Stated task: Write every line out verbatim and omit the pictures.

Provided material:
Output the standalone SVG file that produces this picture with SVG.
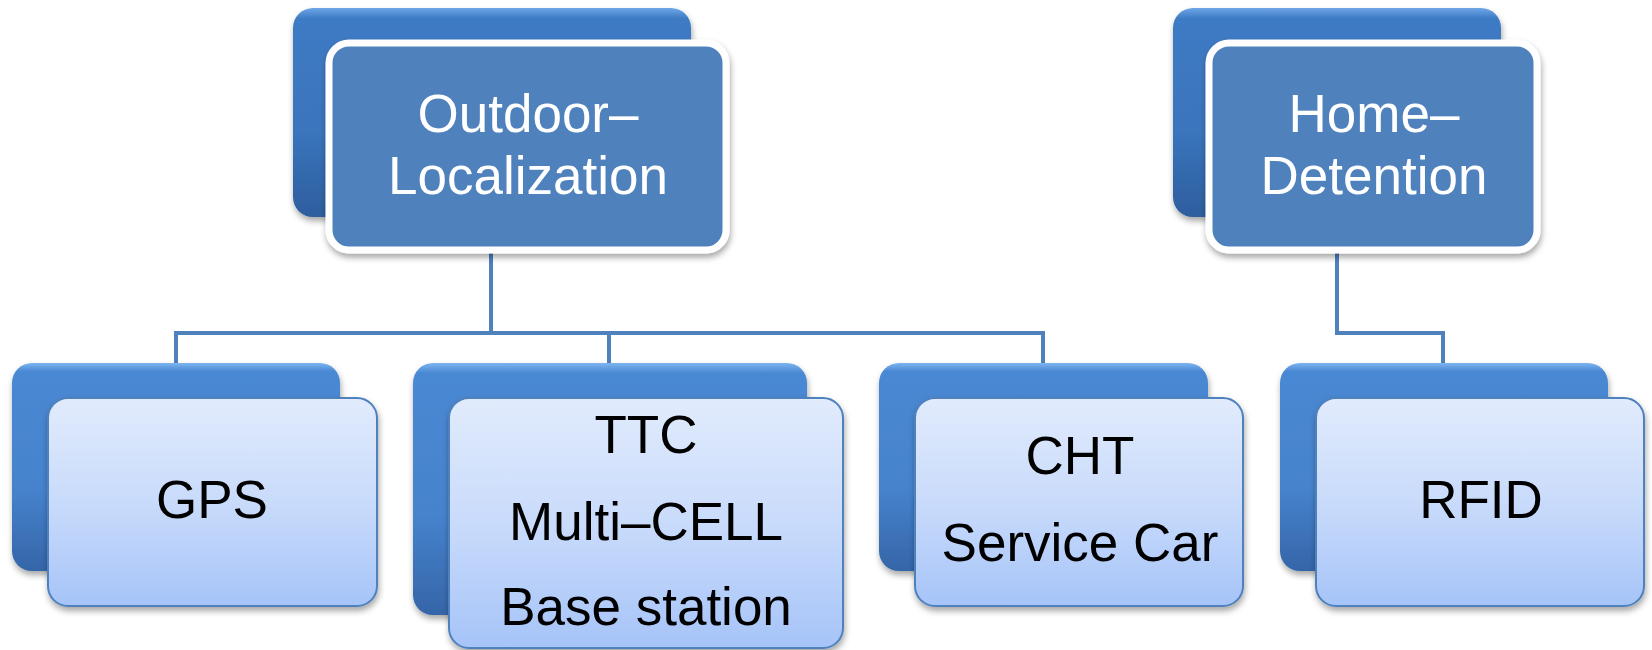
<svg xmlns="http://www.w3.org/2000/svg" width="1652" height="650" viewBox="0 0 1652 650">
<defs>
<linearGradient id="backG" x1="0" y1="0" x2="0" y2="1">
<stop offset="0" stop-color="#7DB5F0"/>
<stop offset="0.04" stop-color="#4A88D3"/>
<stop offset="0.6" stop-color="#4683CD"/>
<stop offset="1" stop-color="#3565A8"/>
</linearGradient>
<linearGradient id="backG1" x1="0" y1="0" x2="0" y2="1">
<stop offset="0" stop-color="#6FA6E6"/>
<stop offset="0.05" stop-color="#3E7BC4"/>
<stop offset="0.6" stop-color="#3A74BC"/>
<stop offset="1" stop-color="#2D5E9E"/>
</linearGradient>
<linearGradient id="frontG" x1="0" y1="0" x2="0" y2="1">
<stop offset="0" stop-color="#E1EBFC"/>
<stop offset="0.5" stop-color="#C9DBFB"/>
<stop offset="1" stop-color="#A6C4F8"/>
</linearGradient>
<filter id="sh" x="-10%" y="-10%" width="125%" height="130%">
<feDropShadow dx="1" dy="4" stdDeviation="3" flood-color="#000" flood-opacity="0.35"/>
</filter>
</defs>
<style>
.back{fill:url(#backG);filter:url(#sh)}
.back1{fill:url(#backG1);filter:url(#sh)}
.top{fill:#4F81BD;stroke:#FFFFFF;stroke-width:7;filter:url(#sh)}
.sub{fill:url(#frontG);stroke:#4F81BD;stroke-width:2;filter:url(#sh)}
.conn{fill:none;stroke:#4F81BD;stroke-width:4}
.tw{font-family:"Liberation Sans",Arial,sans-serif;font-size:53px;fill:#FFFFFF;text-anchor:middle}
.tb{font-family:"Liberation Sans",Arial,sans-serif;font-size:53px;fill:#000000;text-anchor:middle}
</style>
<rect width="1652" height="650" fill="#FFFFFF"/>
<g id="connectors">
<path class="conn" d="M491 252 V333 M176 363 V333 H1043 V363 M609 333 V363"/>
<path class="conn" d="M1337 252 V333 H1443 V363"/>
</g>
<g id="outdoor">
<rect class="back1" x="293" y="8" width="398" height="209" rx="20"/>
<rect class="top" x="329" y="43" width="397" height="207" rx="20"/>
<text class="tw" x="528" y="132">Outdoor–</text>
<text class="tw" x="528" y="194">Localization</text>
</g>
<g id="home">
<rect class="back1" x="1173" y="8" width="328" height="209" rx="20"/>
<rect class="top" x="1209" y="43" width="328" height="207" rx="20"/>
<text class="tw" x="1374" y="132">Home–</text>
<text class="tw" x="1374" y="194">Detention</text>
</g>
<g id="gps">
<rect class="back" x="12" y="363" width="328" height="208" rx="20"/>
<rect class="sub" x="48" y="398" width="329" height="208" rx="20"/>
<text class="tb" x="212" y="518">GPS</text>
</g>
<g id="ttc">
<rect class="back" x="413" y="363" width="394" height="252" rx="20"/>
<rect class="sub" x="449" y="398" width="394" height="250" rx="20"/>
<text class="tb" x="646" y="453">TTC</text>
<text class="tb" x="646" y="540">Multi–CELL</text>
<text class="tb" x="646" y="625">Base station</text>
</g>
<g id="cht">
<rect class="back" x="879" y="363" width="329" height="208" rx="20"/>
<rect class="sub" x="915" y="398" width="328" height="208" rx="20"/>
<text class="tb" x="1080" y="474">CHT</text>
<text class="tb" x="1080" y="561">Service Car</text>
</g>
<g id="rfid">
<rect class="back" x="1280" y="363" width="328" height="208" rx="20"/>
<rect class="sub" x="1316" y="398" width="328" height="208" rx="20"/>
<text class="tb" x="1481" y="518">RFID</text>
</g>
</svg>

Exercise solution:
Output the standalone SVG file that produces this picture with SVG.
<svg xmlns="http://www.w3.org/2000/svg" width="1652" height="650" viewBox="0 0 1652 650">
<defs>
<linearGradient id="backG" x1="0" y1="0" x2="0" y2="1">
<stop offset="0" stop-color="#7DB5F0"/>
<stop offset="0.04" stop-color="#4A88D3"/>
<stop offset="0.6" stop-color="#4683CD"/>
<stop offset="1" stop-color="#3565A8"/>
</linearGradient>
<linearGradient id="backG1" x1="0" y1="0" x2="0" y2="1">
<stop offset="0" stop-color="#6FA6E6"/>
<stop offset="0.05" stop-color="#3E7BC4"/>
<stop offset="0.6" stop-color="#3A74BC"/>
<stop offset="1" stop-color="#2D5E9E"/>
</linearGradient>
<linearGradient id="frontG" x1="0" y1="0" x2="0" y2="1">
<stop offset="0" stop-color="#E1EBFC"/>
<stop offset="0.5" stop-color="#C9DBFB"/>
<stop offset="1" stop-color="#A6C4F8"/>
</linearGradient>
<filter id="sh" x="-10%" y="-10%" width="125%" height="130%">
<feDropShadow dx="1" dy="4" stdDeviation="3" flood-color="#000" flood-opacity="0.35"/>
</filter>
</defs>
<style>
.back{fill:url(#backG);filter:url(#sh)}
.back1{fill:url(#backG1);filter:url(#sh)}
.top{fill:#4F81BD;stroke:#FFFFFF;stroke-width:7;filter:url(#sh)}
.sub{fill:url(#frontG);stroke:#4F81BD;stroke-width:2;filter:url(#sh)}
.conn{fill:none;stroke:#4F81BD;stroke-width:4}
.tw{font-family:"Liberation Sans",Arial,sans-serif;font-size:53px;fill:#FFFFFF;text-anchor:middle}
.tb{font-family:"Liberation Sans",Arial,sans-serif;font-size:53px;fill:#000000;text-anchor:middle}
</style>
<rect width="1652" height="650" fill="#FFFFFF"/>
<g id="connectors">
<path class="conn" d="M491 252 V333 M176 363 V333 H1043 V363 M609 333 V363"/>
<path class="conn" d="M1337 252 V333 H1443 V363"/>
</g>
<g id="outdoor">
<rect class="back1" x="293" y="8" width="398" height="209" rx="20"/>
<rect class="top" x="329" y="43" width="397" height="207" rx="20"/>
<text class="tw" x="528" y="132">Outdoor–</text>
<text class="tw" x="528" y="194">Localization</text>
</g>
<g id="home">
<rect class="back1" x="1173" y="8" width="328" height="209" rx="20"/>
<rect class="top" x="1209" y="43" width="328" height="207" rx="20"/>
<text class="tw" x="1374" y="132">Home–</text>
<text class="tw" x="1374" y="194">Detention</text>
</g>
<g id="gps">
<rect class="back" x="12" y="363" width="328" height="208" rx="20"/>
<rect class="sub" x="48" y="398" width="329" height="208" rx="20"/>
<text class="tb" x="212" y="518">GPS</text>
</g>
<g id="ttc">
<rect class="back" x="413" y="363" width="394" height="252" rx="20"/>
<rect class="sub" x="449" y="398" width="394" height="250" rx="20"/>
<text class="tb" x="646" y="453">TTC</text>
<text class="tb" x="646" y="540">Multi–CELL</text>
<text class="tb" x="646" y="625">Base station</text>
</g>
<g id="cht">
<rect class="back" x="879" y="363" width="329" height="208" rx="20"/>
<rect class="sub" x="915" y="398" width="328" height="208" rx="20"/>
<text class="tb" x="1080" y="474">CHT</text>
<text class="tb" x="1080" y="561">Service Car</text>
</g>
<g id="rfid">
<rect class="back" x="1280" y="363" width="328" height="208" rx="20"/>
<rect class="sub" x="1316" y="398" width="328" height="208" rx="20"/>
<text class="tb" x="1481" y="518">RFID</text>
</g>
</svg>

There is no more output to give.